[Begin]
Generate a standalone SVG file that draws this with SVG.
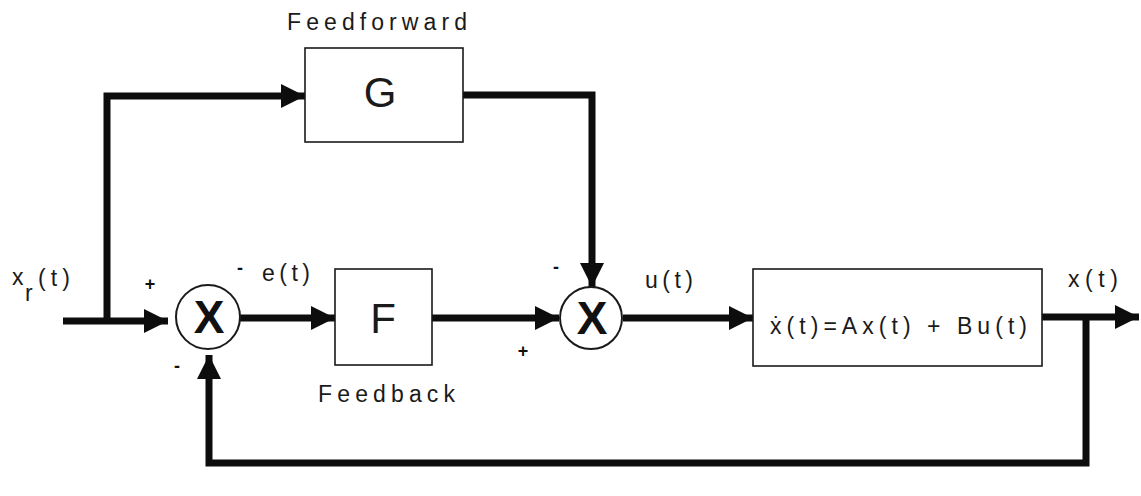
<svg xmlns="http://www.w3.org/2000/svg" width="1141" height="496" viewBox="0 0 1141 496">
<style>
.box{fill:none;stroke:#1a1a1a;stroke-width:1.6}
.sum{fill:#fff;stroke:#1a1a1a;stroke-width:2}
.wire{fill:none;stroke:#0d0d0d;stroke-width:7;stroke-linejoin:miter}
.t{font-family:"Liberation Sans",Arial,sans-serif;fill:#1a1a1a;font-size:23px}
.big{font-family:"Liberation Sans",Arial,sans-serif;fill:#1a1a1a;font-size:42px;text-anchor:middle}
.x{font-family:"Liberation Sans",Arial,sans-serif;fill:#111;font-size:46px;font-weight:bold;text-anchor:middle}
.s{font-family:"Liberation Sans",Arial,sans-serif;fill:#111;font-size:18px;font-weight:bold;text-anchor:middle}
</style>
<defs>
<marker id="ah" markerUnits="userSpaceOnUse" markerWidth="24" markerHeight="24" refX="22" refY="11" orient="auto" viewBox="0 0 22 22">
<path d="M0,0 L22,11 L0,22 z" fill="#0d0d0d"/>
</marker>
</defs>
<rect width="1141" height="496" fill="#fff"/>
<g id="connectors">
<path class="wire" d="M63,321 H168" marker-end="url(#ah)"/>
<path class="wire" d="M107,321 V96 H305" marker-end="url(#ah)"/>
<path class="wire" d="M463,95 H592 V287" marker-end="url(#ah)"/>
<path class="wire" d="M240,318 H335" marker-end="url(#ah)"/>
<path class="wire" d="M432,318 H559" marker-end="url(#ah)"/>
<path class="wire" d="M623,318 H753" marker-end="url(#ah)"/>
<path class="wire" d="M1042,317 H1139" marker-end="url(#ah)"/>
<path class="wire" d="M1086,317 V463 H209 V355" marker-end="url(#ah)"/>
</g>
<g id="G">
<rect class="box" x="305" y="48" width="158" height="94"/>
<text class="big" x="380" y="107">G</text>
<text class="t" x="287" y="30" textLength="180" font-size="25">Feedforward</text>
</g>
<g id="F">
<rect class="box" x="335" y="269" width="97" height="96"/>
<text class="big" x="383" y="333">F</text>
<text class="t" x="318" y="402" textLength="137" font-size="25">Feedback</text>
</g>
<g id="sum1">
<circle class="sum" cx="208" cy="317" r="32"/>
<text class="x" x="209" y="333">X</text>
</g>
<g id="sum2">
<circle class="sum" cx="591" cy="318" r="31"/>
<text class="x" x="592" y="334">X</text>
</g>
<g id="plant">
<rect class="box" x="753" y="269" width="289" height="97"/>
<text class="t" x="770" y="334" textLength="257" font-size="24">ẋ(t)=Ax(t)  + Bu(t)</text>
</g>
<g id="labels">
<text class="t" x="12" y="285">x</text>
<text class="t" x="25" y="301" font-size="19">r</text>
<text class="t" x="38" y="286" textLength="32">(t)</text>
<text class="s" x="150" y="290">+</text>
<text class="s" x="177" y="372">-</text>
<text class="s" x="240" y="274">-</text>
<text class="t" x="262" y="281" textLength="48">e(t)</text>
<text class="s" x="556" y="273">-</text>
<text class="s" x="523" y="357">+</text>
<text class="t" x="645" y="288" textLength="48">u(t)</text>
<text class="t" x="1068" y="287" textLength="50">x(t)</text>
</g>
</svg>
[End]
GIVEN PROBLEM:
Without the pictures, retype the whole of the material above exactly.

TASK OUTPUT:
Generate a standalone SVG file that draws this with SVG.
<svg xmlns="http://www.w3.org/2000/svg" width="1141" height="496" viewBox="0 0 1141 496">
<style>
.box{fill:none;stroke:#1a1a1a;stroke-width:1.6}
.sum{fill:#fff;stroke:#1a1a1a;stroke-width:2}
.wire{fill:none;stroke:#0d0d0d;stroke-width:7;stroke-linejoin:miter}
.t{font-family:"Liberation Sans",Arial,sans-serif;fill:#1a1a1a;font-size:23px}
.big{font-family:"Liberation Sans",Arial,sans-serif;fill:#1a1a1a;font-size:42px;text-anchor:middle}
.x{font-family:"Liberation Sans",Arial,sans-serif;fill:#111;font-size:46px;font-weight:bold;text-anchor:middle}
.s{font-family:"Liberation Sans",Arial,sans-serif;fill:#111;font-size:18px;font-weight:bold;text-anchor:middle}
</style>
<defs>
<marker id="ah" markerUnits="userSpaceOnUse" markerWidth="24" markerHeight="24" refX="22" refY="11" orient="auto" viewBox="0 0 22 22">
<path d="M0,0 L22,11 L0,22 z" fill="#0d0d0d"/>
</marker>
</defs>
<rect width="1141" height="496" fill="#fff"/>
<g id="connectors">
<path class="wire" d="M63,321 H168" marker-end="url(#ah)"/>
<path class="wire" d="M107,321 V96 H305" marker-end="url(#ah)"/>
<path class="wire" d="M463,95 H592 V287" marker-end="url(#ah)"/>
<path class="wire" d="M240,318 H335" marker-end="url(#ah)"/>
<path class="wire" d="M432,318 H559" marker-end="url(#ah)"/>
<path class="wire" d="M623,318 H753" marker-end="url(#ah)"/>
<path class="wire" d="M1042,317 H1139" marker-end="url(#ah)"/>
<path class="wire" d="M1086,317 V463 H209 V355" marker-end="url(#ah)"/>
</g>
<g id="G">
<rect class="box" x="305" y="48" width="158" height="94"/>
<text class="big" x="380" y="107">G</text>
<text class="t" x="287" y="30" textLength="180" font-size="25">Feedforward</text>
</g>
<g id="F">
<rect class="box" x="335" y="269" width="97" height="96"/>
<text class="big" x="383" y="333">F</text>
<text class="t" x="318" y="402" textLength="137" font-size="25">Feedback</text>
</g>
<g id="sum1">
<circle class="sum" cx="208" cy="317" r="32"/>
<text class="x" x="209" y="333">X</text>
</g>
<g id="sum2">
<circle class="sum" cx="591" cy="318" r="31"/>
<text class="x" x="592" y="334">X</text>
</g>
<g id="plant">
<rect class="box" x="753" y="269" width="289" height="97"/>
<text class="t" x="770" y="334" textLength="257" font-size="24">ẋ(t)=Ax(t)  + Bu(t)</text>
</g>
<g id="labels">
<text class="t" x="12" y="285">x</text>
<text class="t" x="25" y="301" font-size="19">r</text>
<text class="t" x="38" y="286" textLength="32">(t)</text>
<text class="s" x="150" y="290">+</text>
<text class="s" x="177" y="372">-</text>
<text class="s" x="240" y="274">-</text>
<text class="t" x="262" y="281" textLength="48">e(t)</text>
<text class="s" x="556" y="273">-</text>
<text class="s" x="523" y="357">+</text>
<text class="t" x="645" y="288" textLength="48">u(t)</text>
<text class="t" x="1068" y="287" textLength="50">x(t)</text>
</g>
</svg>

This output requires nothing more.